Download Full Size | PDF

It is worth noting that, as long as the QE is measured in an absolute way for one threshold value, its measurement for the other threshold values can be performed in a much easier way, as a relative measurement. For this, the mean number of photon count events per single pixel within the DUT, after subtracting the background noise, for the same acquired dataset, is measured as a function of the threshold value (black circles in Fig. 3a). The QE resulting from this relative measurement is rescaled in such a way that at high threshold values (we chose a value of 100), where the SNR reaches a constant value, it agrees with the result of absolute calibration. Comparing the two curves in Fig. 3a, we see that the absolute measurement underestimates the QE at lower threshold values. This can be explained by the high count rate of the DUT, not only due to the incident light, but also due to the the electronic noise. This effect is similar to the dead-time effect, or saturation of on/off detectors, and it certainly reduces the measured QE. In experiments where a smaller number of pixels are used as the single-photon detector this problem of saturation is less crucial. Because the relative measurement (black points) is taken with just one pixel, the ‘saturation’ is less pronounced and the QE is higher at small threshold values.

The maximal QE value measured this way is 8.5% ± 0.5% at a threshold of 50. This value is considerably lower than the one given for the photocathode of the intensifier (Unigen II filmless Gen III, Princeton Instruments) for the same wavelength, namely 28% [32]. This is in full agreement with the fact that, as stated above, the necessity of thresholding reduces sufficiently the QE with respect to the value provided by the photocathode. However, because the thresholding reduces the QE regardless of the incident light wavelength, the spectral dependence of the QE is only determined by the photocathode sensitivity.

As an additional test, we performed a measurement of the QE with an independently calibrated source. As such, we used the radiation of a diode laser at the wevelength 640 nm, attenuated to 4.32 ± 0.02 μW. After further attenuation with a calibrated filter (an ND filter, nominally OD6), we reduced the photon flux to 1.4 ± 0.2 photons per 100 ns frame, distributed over approximately 300 pixels.

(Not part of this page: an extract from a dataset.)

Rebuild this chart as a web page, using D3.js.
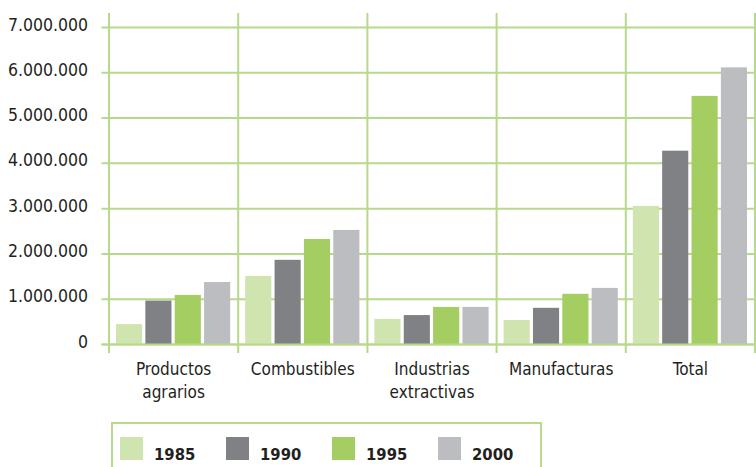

A measurement of the beam profile on the camera allowed us to infer the mean number of photons hitting a given pixel. From this, the QE was found to be 5 ± 0.2% at threshold 100. This is somewhat larger than the absolute measurement gives for 790 nm (4.1 ± 0.2%), in full agreement with the QE wavelength dependence.

The dependence of the QE on the wavelength was measured with the same setup, by changing different reference narrowband filters. In total, we used 4 filters, each one with 10 nm FWHM bandwidth, centered at 770 nm, 780 nm, 810 nm, and 830 nm. In each case, the corresponding DUT wavelengths were covered by one of the two bandpass filters: 800 nm filter (FWHM 40 nm, transmission 99%) and 850 nm filter (FWHM 40 nm, transmission 98%). The obtained values of QE are plotted in Fig. 3b (red triangles) for the threshold S_th = 100. The wavelength dependence of the QE is in a good agreement with the photocathode QE dependence (blue circles in Fig. 3b) [32]. Clearly, the QE values measured with this relatively high threshold are much lower than the photocathode QE. This is caused by the fact that the overall QE reduces considerably with the threshold value (Fig. 3a), and is therefore much less than expected from the properties of the intensifier alone. At the same time, the measured wavelength dependence of the QE repeats the one of the photocathode.

Finally, Fig. 3c shows the distribution of the QE over different pixels for the threshold 60 at the wavelength 790nm ± 5nm. The plot shows some non-homogeneity in the vertical direction; however it is almost within the measurement uncertainty. This can be seen in Fig. 3d where the QE is plotted versus the vertical coordinate for pixels with approximately the same horizontal coordinates (shown in panel c by red outline). We do see a slight decrease of the QE from top to bottom (left to right in panel d) but it is within the measured 20% uncertainty. This allowed us to average the QE value plotted in Fig. 3a over all regions shown in Fig. 3c and thus reduce its uncertainty to about 4% at S_th = 60.

5. Conclusion

In conclusion, using the absolute calibration method, we have measured the quantum efficiency of an ICCD camera. Although such cameras are now often used for single-photon detection in quantum optics experiments, no absolute measurement of quantum efficiency using the Klyshko method has been performed so far. Such a measurement is especially important because a single-photon detection event in an ICCD is distinguished from the noise by setting a threshold, and the value of the threshold has a strong effect on the quantum efficiency. We have performed the absolute calibration of the camera in an autonomous regime, so that different parts of the camera were used as the detector under test and the reference detector. The QE has been measured as a function of the threshold value and the wavelengths. Because at low threshold values, application of the method leads to the saturation of the group of pixels used as the detector under test, we also made a relative measurement of the quantum efficiency. The maximal value observed from the absolute measurement for the wavelength 790nm ± 5nm was around 7.0% ± 1.5% at low threshold while the relative measurement resulted in 8.5% ± 0.5% in this case. In addition, the inhomogeneity of the camera was assessed by measuring the QE of different pixels. Our results have shown that with any reasonable threshold, the overall single-photon detection efficiency is about three times smaller than the QE of the photocathode. At the same time, the wavelength dependence of the measured QE repeats the spectral sensitivity of the photocathode.